Andrew Ng's Machine Learning on Coursera is a good for building some solid foundations in ML in general. Keep in mind it's not limited to Neural Networks. The math is kinda light, you either seek to understand it or trust that it works and focus on the ML principles.
I have a background in mathematics and physics. In this course, I try to give a physical explanation whenever possible to give people good intuitions about what is happening. Level of math required: know how a matrix multiply works (and it gets re-explained)
they say 3 months? I would have thought each of the 4 modules was 1-2 full days if you want to blast through it. Maybe 8 weeks of Sundays if you do it that way. But you can definitely spend a lot of time on them and on the TensorFlow docs.
LAFF or the Andrew Ng Machine Learning courses are true semester courses, but I'm not actually sure this is.
From a programmer background with very few knowledge of mathematics, keras helped me to create some quite efficient CNN without all the code needed by tensorflow.
This simplicity implies limits for advanced users, but the tool is fantastic to apprehend deep learning.
"To help more developers embrace deep-learning techniques, without the need to earn a Ph.D". Oh, good, I can do this.
"These fundamental concepts are taken for granted by many, if not most, authors of online educational resources about deep learning". Yup, true with this one as well.
Of course, 9 lines is a little dense, even with numpy. In practice, I got more understanding out of the slightly longer version that clocks in at 74 lines including comments and empty lines. This is an enormously simple neural network: a single layer with just 3 neurons. My son described its intelligence as being less than a cockroach after it'd been stepped on.
It works though. It's able to accurately guess the correct response for the trivial pattern it's given. You can follow the logic through so you understand each simple step in the process. In a follow up blog post, there's a slightly smarter neural network with a second layer and a mighty 9 neurons.
These examples are very approachable. It's about as simple a neural network as you can get. If you're new to machine learning, understand how it works helps illuminate the more sophisticated networks described in Martin Görner's presentation.

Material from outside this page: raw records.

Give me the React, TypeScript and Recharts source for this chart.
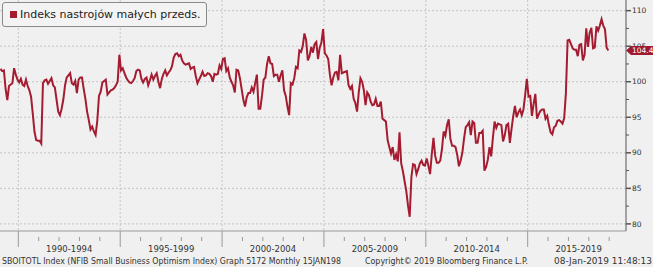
import React from 'react'
import {
  LineChart,
  Line,
  XAxis,
  YAxis,
  CartesianGrid,
  Legend,
} from 'recharts'

// NFIB Small Business Optimism Index, monthly
// first value is Feb 1989 (month index 1 counted from Jan 1989)
const START_MONTH = 1

const V_1989_1994 = [
  101.8, 101.5, 101.6, 99.0, 97.4, 99.4, 99.6, 99.8, 101.9, 101.0, 100.3,
  99.9, 100.4, 99.6, 99.4, 100.3, 99.4, 98.8, 97.9, 95.5, 93.0, 91.8, 91.7,
  91.7, 91.3, 99.8, 100.2, 100.3, 99.7, 100.1, 100.5, 99.5, 99.2, 97.5, 95.8,
  95.3, 96.2, 97.5, 99.5, 100.6, 100.9, 101.2, 99.8, 99.6, 100.1, 98.4, 100.3,
  100.6, 100.6, 99.0, 97.6, 95.8, 94.6, 93.3, 93.7, 93.0, 92.5, 94.5, 98.0,
  98.6, 99.9, 100.1, 100.3, 98.2, 98.5, 98.8, 98.9, 99.1, 99.5, 100.0, 103.8,
]
const V_1995_1999 = [
  101.6, 101.9, 101.2, 100.6, 100.2, 99.9, 99.8, 100.1, 100.5, 101.5, 101.7, 101.6,
  100.4, 99.9, 100.4, 100.6, 99.5, 100.2, 101.0, 100.3, 100.8, 101.2, 100.0, 99.1,
  100.4, 101.1, 101.6, 100.9, 101.3, 101.6, 102.2, 103.4, 103.9, 104.0, 103.6, 103.8,
  103.0, 102.6, 102.4, 102.5, 102.6, 101.8, 102.0, 102.1, 100.8, 99.8, 100.3, 100.8,
  101.4, 100.8, 100.9, 101.2, 101.1, 100.8, 100.0, 101.1, 101.0, 101.1, 102.3, 101.8,
]
const V_2000_2004 = [
  103.2, 103.3, 101.5, 101.9, 100.6, 100.0, 99.5, 98.5, 101.7, 101.6, 100.5, 99.0,
  97.5, 96.5, 97.8, 98.4, 98.4, 99.2, 98.6, 99.8, 101.0, 96.2, 96.2, 98.0,
  100.3, 100.6, 102.5, 103.6, 102.6, 102.5, 100.8, 101.0, 101.0, 100.0, 100.9, 101.6,
  98.8, 98.0, 96.5, 95.3, 99.8, 99.6, 100.5, 102.1, 101.9, 104.4, 104.2, 105.0,
  106.8, 105.9, 103.0, 103.6, 104.9, 104.1, 105.3, 105.6, 103.2, 104.8, 105.5, 107.4,
]
const V_2005_2009 = [
  104.0, 103.7, 103.2, 101.0, 99.5, 100.6, 101.3, 101.4, 100.2, 103.8, 101.2, 101.3,
  101.4, 101.5, 99.5, 99.0, 99.4, 97.6, 97.0, 95.8, 98.5, 100.5, 100.0, 98.8,
  96.7, 98.5, 98.1, 97.2, 96.7, 96.8, 97.6, 96.6, 96.6, 97.2, 94.8, 94.6,
  94.4, 91.8, 90.8, 89.9, 90.8, 89.0, 89.8, 88.8, 92.9, 88.5, 87.4, 86.0,
  84.6, 82.6, 81.0, 86.6, 88.4, 88.3, 87.0, 87.7, 88.5, 88.9, 88.3, 88.2,
]
const V_2010_2014 = [
  89.2, 88.2, 87.0, 89.8, 92.1, 89.6, 88.6, 88.6, 88.9, 90.5, 93.0, 92.4,
  93.9, 94.7, 91.9, 91.0, 91.0, 90.8, 89.7, 88.1, 88.9, 90.0, 92.0, 93.6,
  93.9, 94.3, 92.5, 94.4, 94.2, 91.4, 91.4, 92.8, 92.8, 93.1, 87.5, 88.0,
  89.0, 90.8, 89.5, 92.1, 94.4, 93.5, 94.1, 94.0, 93.9, 91.6, 92.5, 93.9,
  94.1, 91.4, 93.4, 95.2, 96.6, 95.0, 95.7, 96.1, 95.3, 96.1, 98.1, 100.4,
]
const V_2015_2018 = [
  97.9, 98.0, 95.2, 96.9, 98.3, 94.8, 95.4, 95.9, 96.1, 96.1, 94.8, 95.2,
  93.9, 92.9, 92.6, 93.6, 93.8, 94.5, 94.6, 94.4, 94.1, 94.9, 98.4, 105.8,
  105.9, 105.3, 104.7, 104.5, 104.5, 103.6, 105.2, 105.3, 103.0, 103.8, 107.5, 104.9,
  106.9, 107.6, 104.7, 104.8, 107.8, 107.2, 107.9, 108.8, 107.9, 107.4, 104.8, 104.4,
]

const SERIES_NAME = 'Indeks nastrojów małych przeds.'
const PERIOD_LABELS = ['1990-1994', '1995-1999', '2000-2004', '2005-2009', '2010-2014', '2015-2019']
const PERIOD_START_YEARS = [1990, 1995, 2000, 2005, 2010, 2015]
const YEAR_TICKS = [
  1990, 1991, 1992, 1993, 1994, 1995, 1996, 1997, 1998, 1999,
  2000, 2001, 2002, 2003, 2004, 2005, 2006, 2007, 2008, 2009,
  2010, 2011, 2012, 2013, 2014, 2015, 2016, 2017, 2018, 2019,
]
const Y_GRID = [80, 85, 90, 95, 100, 105, 110]
const Y_TICKS = [80, 82.5, 85, 87.5, 90, 92.5, 95, 97.5, 100, 102.5, 105, 107.5, 110]

const FOOTER_LEFT = 'SBOITOTL Index (NFIB Small Business Optimism Index) Graph 5172  Monthly 15JAN198'
const FOOTER_MID = 'Copyright\u00a9 2019 Bloomberg Finance L.P.'
const FOOTER_RIGHT = '08-Jan-2019 11:48:13'

const RED = '#a51b30'
const TEXT = '#333'

const ALL = [...V_1989_1994, ...V_1995_1999, ...V_2000_2004, ...V_2005_2009, ...V_2010_2014, ...V_2015_2018]
const data = ALL.map((v, i) => ({ m: START_MONTH + i, v }))
const LAST = ALL[ALL.length - 1]

// month index (from Jan 1989, mid-month points) of 1 January of a year
const yearToMonth = (y: number) => (y - 1989) * 12 - 0.5

const labelPos = PERIOD_START_YEARS.map(y => yearToMonth(y + 2.5))
const labelAt = new Map(labelPos.map((p, i) => [p, PERIOD_LABELS[i]]))
const xTicks = [...YEAR_TICKS.map(yearToMonth), ...labelPos]

function XTick(props: any) {
  const { x, y, payload } = props
  const label = labelAt.get(payload.value)
  if (label) {
    return (
      <text x={x} y={y + 21} textAnchor="middle" fontSize={8.5} fill={TEXT}>
        {label}
      </text>
    )
  }
  const year = Math.round((payload.value + 0.5) / 12) + 1989
  const major = year % 5 === 0
  return (
    <line
      x1={x}
      x2={x}
      y1={major ? y : y + 6}
      y2={major ? y + 16 : y + 10}
      stroke="#999"
      strokeWidth={1}
    />
  )
}

function YTick(props: any) {
  const { x, y, payload } = props
  const value = payload.value
  if (value === LAST) {
    return (
      <g>
        <polygon
          points={`${x},${y} ${x + 5},${y - 4.5} ${x + 27},${y - 4.5} ${x + 27},${y + 4.5} ${x + 5},${y + 4.5}`}
          fill="#9e1a30"
        />
        <text x={x + 6} y={y} dy="0.35em" fontSize={7.5} fill="#fff">
          {LAST.toFixed(1)}
        </text>
      </g>
    )
  }
  const major = value % 5 === 0
  return (
    <g>
      <line x1={x} x2={x + (major ? 5 : 3)} y1={y} y2={y} stroke="#555" strokeWidth={major ? 1.5 : 1} />
      {major && (
        <text x={x + 6} y={y} dy="0.35em" fontSize={7.5} fill={TEXT}>
          {value}
        </text>
      )}
    </g>
  )
}

function LegendBox() {
  return (
    <div
      style={{
        border: '1px solid #8a8a8a',
        borderRadius: 3,
        background: '#f3f3f3',
        width: 205,
        height: 25,
        boxSizing: 'border-box',
        display: 'flex',
        alignItems: 'center',
        paddingLeft: 7,
        fontSize: 11,
        color: '#222',
        whiteSpace: 'nowrap',
      }}
    >
      <span style={{ width: 7, height: 7, background: RED, display: 'inline-block', marginRight: 3 }} />
      {SERIES_NAME}
    </div>
  )
}

export default function App() {
  return (
    <div
      style={{
        position: 'absolute',
        left: 0,
        top: 0,
        width: 653,
        height: 267,
        background: '#f0f0f0',
        fontFamily: '"DejaVu Sans", Verdana, sans-serif',
      }}
    >
      <LineChart width={653} height={267} data={data} margin={{ top: 0, right: 0, bottom: 0, left: 0 }}>
        <CartesianGrid
          stroke="#c4c4c4"
          strokeDasharray="2 2"
          horizontalValues={Y_GRID}
          verticalValues={PERIOD_START_YEARS.map(yearToMonth)}
        />
        <XAxis
          dataKey="m"
          type="number"
          domain={[0.7, 369.4]}
          ticks={xTicks}
          interval={0}
          tick={<XTick />}
          tickLine={false}
          tickSize={0}
          tickMargin={0}
          axisLine={{ stroke: '#999' }}
          height={36}
        />
        <YAxis
          orientation="right"
          type="number"
          domain={[79, 111.5]}
          ticks={[...Y_TICKS, LAST]}
          interval={0}
          tick={<YTick />}
          tickLine={false}
          tickSize={0}
          tickMargin={0}
          axisLine={{ stroke: '#888', strokeWidth: 1.5 }}
          width={27}
        />
        <Legend
          verticalAlign="middle"
          align="center"
          wrapperStyle={{ top: 2, left: 2, width: 'auto' }}
          content={() => <LegendBox />}
        />
        <Line
          dataKey="v"
          type="linear"
          stroke={RED}
          strokeWidth={2}
          dot={false}
          activeDot={false}
          isAnimationActive={false}
        />
      </LineChart>
      <svg
        width={653}
        height={267}
        style={{ position: 'absolute', left: 0, top: 0, pointerEvents: 'none' }}
      >
        <g fontSize={8.5} fill={TEXT} style={{ whiteSpace: 'pre' }}>
          <text x={2} y={264} textLength={339} lengthAdjust="spacingAndGlyphs">{FOOTER_LEFT}</text>
          <text x={365} y={264} textLength={163} lengthAdjust="spacingAndGlyphs">{FOOTER_MID}</text>
          <text x={554} y={264} textLength={98} lengthAdjust="spacingAndGlyphs">{FOOTER_RIGHT}</text>
        </g>
      </svg>
    </div>
  )
}
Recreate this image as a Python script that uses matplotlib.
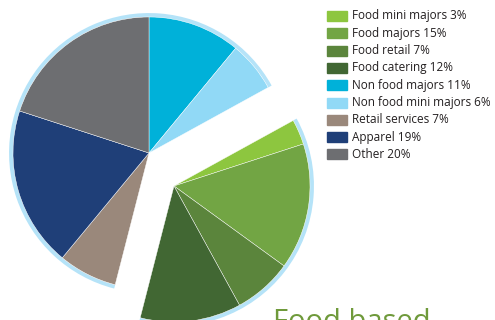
import matplotlib.pyplot as plt
from matplotlib.patches import Arc, Rectangle

# Share of units by sector
labels = ['Food mini majors', 'Food majors', 'Food retail', 'Food catering',
          'Non food majors', 'Non food mini majors', 'Retail services',
          'Apparel', 'Other']
shares = [3, 15, 7, 12, 11, 6, 7, 19, 20]
colours = ['#8dc63f', '#72a544', '#5b853c', '#416733',
           '#00b1d9', '#91d9f6', '#9a887b', '#1f3f78', '#6d6e71']
food_group = ['Food mini majors', 'Food majors', 'Food retail', 'Food catering']

# pie order runs clockwise from 12 o'clock
pie_order = [4, 5, 0, 1, 2, 3, 6, 7, 8]

fig = plt.figure(figsize=(4.95, 3.2), dpi=100)
ax = fig.add_axes([0, 0, 1, 1])

centre = (149, 167)
food_centre = (174, 134)
radius = 136
rim = '#b5e3f8'

wedges, _ = ax.pie([shares[i] for i in pie_order],
                   colors=[colours[i] for i in pie_order],
                   startangle=90, counterclock=False,
                   center=centre, radius=radius,
                   wedgeprops=dict(edgecolor='white', linewidth=0.3))

# pull the food sectors out of the main pie
for w, i in zip(wedges, pie_order):
    if labels[i] in food_group:
        w.set_center(food_centre)

food_total = sum(shares[labels.index(n)] for n in food_group)
food_start = 90 - 360 * (shares[4] + shares[5]) / 100
food_end = food_start - 360 * food_total / 100

# light blue rim round both pieces
ax.add_patch(Arc(centre, 2 * radius + 4, 2 * radius + 4, theta1=food_start,
                 theta2=food_end + 360, color=rim, lw=2.8, zorder=0))
ax.add_patch(Arc(food_centre, 2 * radius + 4, 2 * radius + 4, theta1=food_end,
                 theta2=food_start, color=rim, lw=2.8, zorder=0))

# legend
for k, (lab, val, col) in enumerate(zip(labels, shares, colours)):
    y = 304 - k * 17.3
    ax.add_patch(Rectangle((327, y - 5), 20, 10, color=col))
    ax.text(352, y, f'{lab} {val}%', fontsize=8.5, family='Open Sans',
            color='#231f20', va='center', ha='left')

ax.text(273, -10, 'Food based', fontsize=21, family='Open Sans',
        color='#6f9a3b', va='baseline', ha='left')

ax.set_xlim(0, 495)
ax.set_ylim(0, 320)
ax.set_aspect('equal')
ax.axis('off')

fig.savefig('out.png', dpi=100)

Perhaps somebody here can help me with a sideproject that I'm working on. I'm trying to figure out the topology of a neural network that is capable of detecting the location and orientation of a given object. Say, a wrench. I don't want to use heatmaps (e.g. [1]) because they give just the location of the object and not the orientation. So the problem is basically how to choose the output quantities and how to encode them. The x and y coordinates of the head of the wrench could be quantities, but how to encode them? Should I use multiple output neurons per coordinate? And encoding the orientation is a similar problem. Would it even make sense to decompose the output in this way? Thanks in advance!
PS: More generally, is there a guide that explains how to robustly encode real numbers as output of neurons? I've tried to search for it, but couldn't find it.
There are algorithms for stuff just like that in OpenCV. Maybe you could find some inspiration or clarification by reading through the source code for the algorithms for a brief description?
But I was hoping for a more scientific answer. Like how do researchers approach this problem typically? And is there a strong consensus in this area among researchers?
Hm, there are problems in the field of computer vision that might help structure your cost/training algorithm; maybe pose estimation, the perspective-n-point problem, and point-set registration.
Nope, look at the videos. I try to give as much background information as possible within 3h. The goal, on the contrary, is to help you understand the basics so that you can build on a solid fundation rather than slappin' layers together! Not that slappin' layers'n'shit together is against my religion or anythings though - sounds like fun actually :-)
This is probably the most effective 3 hours I have spent trying to get my head around Tensor Flow (and NN in general somewhat). Hell I even get what CNN and RNN's -are- now.
Fancy math is useful for explaining why it works.
But this sort of content is good for explaining to engineers -how- it works. Which is ultimately how I need to understand things before the why is interesting to me.
I found Siraj Raval has a great youtube channel[1] about these topics, also "without a Ph.D" style, he explains dense topics in a fun way! (maybe not for everyone) Also has practical [2] videos for building things from the scratch (in python) to understand better the basic concepts.
I watched a version of this course a few weeks ago and it has cleared up a lot of things for me. Martin doesn't waste time on basic concepts and covers a lot of ground in 3 hours. It's probably the tutorial I learned the most from so far.
Python is one of the simplest languages to learn. I do this course as a hands-on lab with people who discover Python programming at the same time as they discover neural networks. I ask them to read this "Python 3 in 15 min" primer beforehand and they are good to go: https://learnxinyminutes.com/docs/python3/
There's a tensorflow R port, but it requires setting up a working version of tensorflow on python. So once you have that set up, all the documentation, error messages etc are for python - so you might as well just use python.
This is of course a matter of opinion, but objectively speaking, the most complex piece of math is a matrix multiply, which I re-explain anyway. This is an end-of-high-school level of mathematics.
I've found the math primer (two sections: "Linear Algebra" and "Probability and Information Theory") in this free book to be excellent so far: http://www.deeplearningbook.org/ It's a little under 50 pages for both sections.
I've seen the basics of linear algebra covered in many different places, and I think this is the most insightful yet concise intro I've come across. I haven't started the probability section yet, so I can't comment on it.